Among the previously proposed methods for inference about the regression coefficients under the semiparametric proportional cause-specific hazards model with missing cause of failure, the AIPW estimation method (Gao and Tsiatis 2005; Hyun et al. 2012) appears to be the most attractive approach. This is because of the so-called double robustness property that the AIPW possesses. This property ensures estimation consistency even if one of the two parametric models that are used to deal with missingness is misspecified and, also, due to their higher statistical efficiency compared to the simple inverse probability weighting estimators. However, it has been shown that if both parametric models are even slightly incorrectly specified, the AIPW estimators can yield severely biased estimates (Kang and Schafer 2007). Compared to the AIPW estimator, our proposed MPPLE estimator has the advantage of not requiring to model the probability of missingness and is also a likelihood-based approach. In the simulation studies, our proposed MPPLE was shown to be more statistically efficient compared to the AIPW estimator with a correctly specified model for the probability of missingness (in favor of the AIPW estimator). It has to be noted that this was only shown empirically in the simulation studies, and we have not formally proven this claim. In addition, the MPPLE demonstrated certain estimation robustness against misspecification of the parametric model for the failure-cause probabilities \(\pi _j({\mathbf{W}},{\varvec{\gamma }}_0)\). More importantly, inference about the infinite dimensional parameters, such as the covariate-specific cumulative incidence function, has not been studied so far in the framework of AIPW. Putting all these advantages together makes the proposed MPPLE an appealing approach to use in practice for inference under the semiparametric proportional cause-specific hazards model with missing causes of failure. A potential alternative approach would be to develop an EM-algorithm for the semiparametric proportional cause-specific hazards model. Even though this approach would be expected to be somewhat more efficient compared to our proposed MPPLE, it would be much more computationally intensive and would also be more difficult to implement in practice. The computational efficiency and ease of implementation of our MPPLE are very important characteristics in real world applications.
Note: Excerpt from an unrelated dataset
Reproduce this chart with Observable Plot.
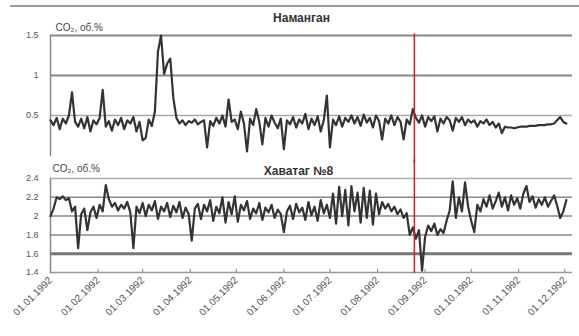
<!DOCTYPE html>
<html><head><meta charset="utf-8">
<script src="https://cdn.jsdelivr.net/npm/d3@7"></script>
<script src="https://cdn.jsdelivr.net/npm/@observablehq/plot@0.6"></script>
<style>
body{margin:0;background:#fff;font-family:"Liberation Sans",Arial,sans-serif;}
#wrap{position:relative;width:579px;height:336px;overflow:hidden;background:#fff;}
#border{position:absolute;left:10px;top:5px;width:569px;height:2px;background:#9a9a9a;z-index:3;}
#top,#bot{position:absolute;left:0;}
#top{top:0;z-index:1}
#bot{top:160px;z-index:2}
</style></head><body>
<div id="wrap"><div id="border"></div><div id="top"></div><div id="bot"></div></div>
<script>
const titles = ["Наманган", "Хаватаг №8"];
const yLabel = "CO₂, об.%";
const startDate = "1992-01-01";
const stepDays = 2;
const xDomain = ["1992-01-01", "1992-12-06"];
const eventDate = "1992-08-25";
const monthTicks = ["1992-01-01","1992-02-01","1992-03-01","1992-04-01","1992-05-01","1992-06-01",
  "1992-07-01","1992-08-01","1992-09-01","1992-10-01","1992-11-01","1992-12-01"];
const topTicks = [0.5, 1, 1.5];
const botTicks = [1.4, 1.6, 1.8, 2.0, 2.2, 2.4];

const namangan = [
  0.44,0.38,0.47,0.33,0.46,0.40,0.50,0.79,0.42,0.36,
  0.46,0.34,0.48,0.30,0.44,0.39,0.47,0.82,0.36,0.43,
  0.31,0.45,0.38,0.47,0.33,0.44,0.40,0.48,0.30,0.42,
  0.19,0.22,0.45,0.37,0.55,1.30,1.50,1.02,1.15,1.21,
  0.72,0.47,0.40,0.44,0.38,0.43,0.41,0.45,0.39,0.42,
  0.44,0.10,0.43,0.37,0.47,0.40,0.50,0.36,0.70,0.42,
  0.45,0.33,0.55,0.40,0.05,0.46,0.38,0.58,0.42,0.14,
  0.47,0.36,0.50,0.41,0.34,0.46,0.08,0.44,0.39,0.48,
  0.35,0.45,0.40,0.52,0.33,0.46,0.38,0.49,0.30,0.44,
  0.75,0.10,0.45,0.38,0.49,0.36,0.47,0.42,0.50,0.40,
  0.48,0.37,0.51,0.41,0.47,0.35,0.50,0.43,0.20,0.46,
  0.40,0.50,0.38,0.48,0.42,0.20,0.45,0.39,0.58,0.47,
  0.41,0.50,0.36,0.48,0.43,0.49,0.30,0.46,0.40,0.48,
  0.44,0.31,0.47,0.42,0.48,0.38,0.45,0.41,0.44,0.36,
  0.43,0.40,0.45,0.38,0.42,0.35,0.40,0.28,0.36,0.35,
  0.35,0.34,0.35,0.36,0.36,0.36,0.37,0.37,0.37,0.38,
  0.38,0.38,0.39,0.39,0.40,0.44,0.48,0.42,0.40
];
const khavatag = [
  2.00,2.08,2.20,2.18,2.21,2.17,2.19,2.05,2.10,1.66,
  2.02,2.08,1.85,2.04,2.10,1.98,2.12,2.05,2.33,2.18,
  2.10,2.14,2.06,2.12,2.08,2.15,2.04,1.66,2.10,2.03,
  2.14,2.00,2.12,2.06,2.16,1.97,2.10,2.05,2.14,1.99,
  2.11,2.04,2.15,1.98,2.09,2.02,1.74,2.08,2.13,1.97,
  2.12,2.05,2.17,1.95,2.10,2.03,2.20,1.93,2.15,2.02,
  2.21,1.94,2.12,2.06,2.16,1.97,2.08,2.03,2.14,1.96,
  2.09,2.04,2.12,1.98,2.07,2.02,1.83,2.05,2.11,1.97,
  2.13,2.04,2.09,1.96,2.15,2.01,2.10,1.95,2.17,2.03,
  2.12,1.98,2.24,1.92,2.31,2.00,2.28,1.90,2.32,2.05,
  2.25,1.93,2.30,1.98,2.27,1.91,2.24,2.02,2.15,2.08,
  2.13,2.05,2.10,2.02,2.07,1.98,2.03,1.80,1.88,1.76,
  1.85,1.42,1.78,1.90,1.84,1.92,1.80,1.86,1.82,1.95,
  2.06,2.37,1.98,2.20,2.05,2.36,2.10,1.95,1.83,2.12,
  2.05,2.18,2.10,2.22,2.08,2.16,2.25,2.10,2.20,2.06,
  2.22,2.12,2.19,2.08,2.24,2.32,2.15,2.21,2.09,2.18,
  2.12,2.20,2.10,2.16,2.22,2.11,1.98,2.05,2.17
];

const t0 = new Date(startDate);
const toRows = vals => vals.map((v, i) => ({date: d3.utcDay.offset(t0, i * stepDays), value: v}));
const topRows = toRows(namangan);
const botRows = toRows(khavatag);
const xdom = xDomain.map(d => new Date(d));
const ev = [new Date(eventDate)];
const months = monthTicks.map(d => new Date(d));
const font = "Liberation Sans, Arial, sans-serif";
const fmt = d3.format("~g");
const lineColor = "#333";
const lineWidth = 2.2;

const topPlot = Plot.plot({
  width: 579, height: 160,
  marginTop: 35, marginBottom: 5, marginLeft: 50, marginRight: 7,
  style: {fontFamily: font, fontSize: "9px", color: "#555", background: "transparent", overflow: "visible"},
  x: {type: "utc", domain: xdom, axis: null},
  y: {domain: [0, 1.5], axis: null},
  marks: [
    Plot.ruleY(topTicks.filter(d => d < 1), {stroke: "#aaa", strokeWidth: 1.5}),
    Plot.ruleY(topTicks.filter(d => d >= 1), {stroke: "#888", strokeWidth: 2}),
    Plot.frame({anchor: "left", stroke: "#888", strokeWidth: 1.5}),
    Plot.axisY(topTicks, {tickSize: 0, tickPadding: 12, tickFormat: fmt, fontSize: 9, label: null}),
    Plot.line(topRows, {x: "date", y: "value", stroke: lineColor, strokeWidth: lineWidth}),
    Plot.ruleX(ev, {x: d => d, y1: 1.52, y2: -0.1, stroke: "#d02020", strokeWidth: 1.5}),
    Plot.text([titles[0]], {text: d => d, frameAnchor: "top", lineAnchor: "middle", dy: -17, dx: -10, fontSize: 12, fontWeight: "bold", fill: "#333"}),
    Plot.text([yLabel], {text: d => d, frameAnchor: "top-left", lineAnchor: "middle", textAnchor: "start", dx: 5, dy: -8, fontSize: 10, fill: "#444"})
  ]
});
document.getElementById("top").append(topPlot);

const botPlot = Plot.plot({
  width: 579, height: 176,
  marginTop: 18, marginBottom: 64, marginLeft: 50, marginRight: 7,
  style: {fontFamily: font, fontSize: "9px", color: "#555", background: "transparent", overflow: "visible"},
  x: {type: "utc", domain: xdom},
  y: {domain: [1.4, 2.4]},
  marks: [
    Plot.ruleY(botTicks.filter(d => d > 1.7 && d < 2.3), {stroke: "#888", strokeWidth: 1.5}),
    Plot.ruleY(botTicks.filter(d => d > 2.3), {stroke: "#b0b0b0", strokeWidth: 1.5}),
    Plot.ruleY(botTicks.filter(d => d > 1.5 && d < 1.7), {stroke: "#777", strokeWidth: 3}),
    Plot.ruleY(botTicks.filter(d => d < 1.5), {stroke: "#999", strokeWidth: 1.5}),
    Plot.frame({anchor: "left", stroke: "#888", strokeWidth: 1.5}),
    Plot.ruleX(months, {x: d => d, y1: 1.4, y2: 1.435, stroke: "#888", strokeWidth: 1}),
    Plot.axisY(botTicks, {tickSize: 0, tickPadding: 12, tickFormat: fmt, fontSize: 9, label: null}),
    Plot.axisX(months, {tickSize: 0, tickPadding: 6, tickRotate: -45, tickFormat: d3.utcFormat("%d.%m.%Y"), fontSize: 10, label: null}),
    Plot.line(botRows, {x: "date", y: "value", stroke: lineColor, strokeWidth: lineWidth}),
    Plot.ruleX(ev, {x: d => d, y1: 2.6, y2: 1.39, stroke: "#d02020", strokeWidth: 1.5}),
    Plot.text([titles[1]], {text: d => d, frameAnchor: "top", lineAnchor: "middle", dy: -7, dx: -13, fontSize: 12, fontWeight: "bold", fill: "#333"}),
    Plot.text([yLabel], {text: d => d, frameAnchor: "top-left", lineAnchor: "middle", textAnchor: "start", dx: 2, dy: -10, fontSize: 10, fill: "#444"})
  ]
});
document.getElementById("bot").append(botPlot);
</script>
</body></html>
Although the method is illustrated with time-independent covariates, the estimator for the regression parameter presented in this paper and its properties are also valid for the case of time-dependent covariates, provided that these covariates are right-continuous with left-hand limits and of bounded variation. However, inference for the covariate-specific cumulative incidence functions with internal time-dependent covariates is trickier and requires explicit modeling of the covariate processes (Cortese and Andersen 2010). This is an interesting topic for future research. Additionally, considering nonparametric or semiparametric models for the failure-cause probabilities \(\pi _j({\mathbf{W}},{\varvec{\gamma }}_0)\) that are used to predict the missing causes of failure may be important in some applications and also interesting from a theoretical standpoint.